A Semantic-Enhanced Heterogeneous Graph Learning Method for Flexible Objects Recognition

TL;DR

The paper tackles the challenge of recognizing flexible objects whose shapes, translucency, and inter-class differences complicate traditional recognition paradigms. It introduces a semantic-enhanced heterogeneous graph learning framework that fuses global visual cues and local semantic information through an adaptive scanning module and a heterogeneous graph generator, enabling better cross-modal alignment. The method is validated on FDA, FSCW, CIFAR-100, and ImageNet-Hard, achieving competitive or superior accuracies (e.g., 80.50% on FDA and 89.98% on FSCW) and demonstrating robustness across hyperparameters and ablations. This approach advances flexible object recognition by integrating state-space-inspired semantic extraction with dynamic graph-based reasoning, offering improved generalization and practical impact for complex visual understanding.

Abstract

Flexible objects recognition remains a significant challenge due to its inherently diverse shapes and sizes, translucent attributes, and subtle inter-class differences.

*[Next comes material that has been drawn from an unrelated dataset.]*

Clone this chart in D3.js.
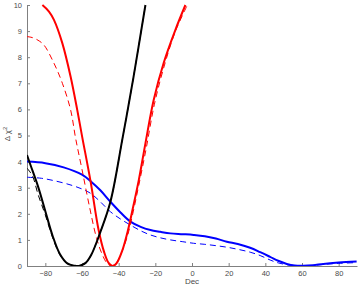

Graph-based models, such as graph convolution networks and graph vision models, are promising in flexible objects recognition due to their ability of capturing variable relations within the flexible objects. These methods, however, often focus on global visual relationships or fail to align semantic and visual information. To alleviate these limitations, we propose a semantic-enhanced heterogeneous graph learning method. First, an adaptive scanning module is employed to extract discriminative semantic context, facilitating the matching of flexible objects with varying shapes and sizes while aligning semantic and visual nodes to enhance cross-modal feature correlation. Second, a heterogeneous graph generation module aggregates global visual and local semantic node features, improving the recognition of flexible objects. Additionally, We introduce the FSCW, a large-scale flexible dataset curated from existing sources. We validate our method through extensive experiments on flexible datasets (FDA and FSCW), and challenge benchmarks (CIFAR-100 and ImageNet-Hard), demonstrating competitive performance.

Paper Structure

This paper contains 18 sections, 13 equations, 4 figures, 4 tables.

Figures (4)

  • Figure 1: Raster Scan suffer from discontinuities, while Local Scan struggles with semantic irrelevance. In contrast, our adaptive scanning method enables the state space model to better capture semantic node context, extracting more discriminative features for flexible objects of varying shapes and sizes.
  • Figure 2: Method overview. Semantic-enhanced heterogeneous graph learning that employs an adaptive scanning module, enables extraction of discriminative semantic context for matching flexible objects with varying shapes and sizes, while aligning semantic and visual nodes to enhance cross-modal feature correlation. Additionally, heterogeneous graph generation allows the graph neural network to effectively aggregate global visual and local semantic node features.
  • Figure 3: (a) Patch rearrangement results based on different scanning paths. The local scan method causes semantic irrelevance, while our adaptive scan method effectively captures discriminative semantic contexts. (b) Aggregation results of the central node (red, representing semantic information) and neighboring nodes (blue, representing visual information). Our method outperforms the ViG method in distinguishing flexible objects from the background.
  • Figure 4: Influence of hyperparameters on performance.